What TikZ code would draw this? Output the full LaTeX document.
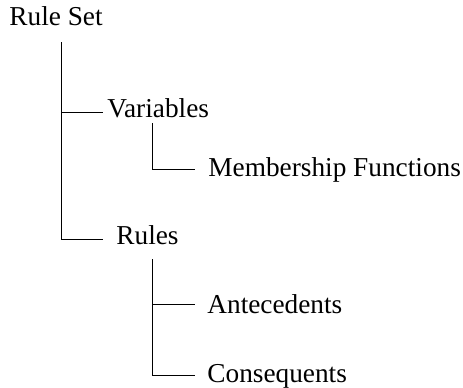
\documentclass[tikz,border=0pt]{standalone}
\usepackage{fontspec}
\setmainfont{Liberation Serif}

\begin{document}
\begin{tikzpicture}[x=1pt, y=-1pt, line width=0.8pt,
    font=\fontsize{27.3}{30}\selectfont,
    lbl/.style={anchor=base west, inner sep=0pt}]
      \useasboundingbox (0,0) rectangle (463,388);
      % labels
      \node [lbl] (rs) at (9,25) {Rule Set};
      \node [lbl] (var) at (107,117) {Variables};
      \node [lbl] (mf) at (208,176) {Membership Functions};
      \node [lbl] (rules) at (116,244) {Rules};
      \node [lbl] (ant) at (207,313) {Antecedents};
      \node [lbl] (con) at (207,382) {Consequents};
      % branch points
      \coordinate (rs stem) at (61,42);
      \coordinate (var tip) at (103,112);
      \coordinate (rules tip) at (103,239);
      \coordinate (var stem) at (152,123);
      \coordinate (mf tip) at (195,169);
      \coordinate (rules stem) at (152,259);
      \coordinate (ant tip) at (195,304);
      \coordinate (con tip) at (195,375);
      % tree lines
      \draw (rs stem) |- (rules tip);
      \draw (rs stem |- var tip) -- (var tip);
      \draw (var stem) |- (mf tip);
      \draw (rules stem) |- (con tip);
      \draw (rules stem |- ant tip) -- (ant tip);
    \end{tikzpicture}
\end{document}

## Given task
Set every line down exactly as written, leaving each picture out.

## Expected answer
What TikZ code would draw this? Output the full LaTeX document.
\documentclass[tikz,border=0pt]{standalone}
\usepackage{fontspec}
\setmainfont{Liberation Serif}

\begin{document}
\begin{tikzpicture}[x=1pt, y=-1pt, line width=0.8pt,
    font=\fontsize{27.3}{30}\selectfont,
    lbl/.style={anchor=base west, inner sep=0pt}]
      \useasboundingbox (0,0) rectangle (463,388);
      % labels
      \node [lbl] (rs) at (9,25) {Rule Set};
      \node [lbl] (var) at (107,117) {Variables};
      \node [lbl] (mf) at (208,176) {Membership Functions};
      \node [lbl] (rules) at (116,244) {Rules};
      \node [lbl] (ant) at (207,313) {Antecedents};
      \node [lbl] (con) at (207,382) {Consequents};
      % branch points
      \coordinate (rs stem) at (61,42);
      \coordinate (var tip) at (103,112);
      \coordinate (rules tip) at (103,239);
      \coordinate (var stem) at (152,123);
      \coordinate (mf tip) at (195,169);
      \coordinate (rules stem) at (152,259);
      \coordinate (ant tip) at (195,304);
      \coordinate (con tip) at (195,375);
      % tree lines
      \draw (rs stem) |- (rules tip);
      \draw (rs stem |- var tip) -- (var tip);
      \draw (var stem) |- (mf tip);
      \draw (rules stem) |- (con tip);
      \draw (rules stem |- ant tip) -- (ant tip);
    \end{tikzpicture}
\end{document}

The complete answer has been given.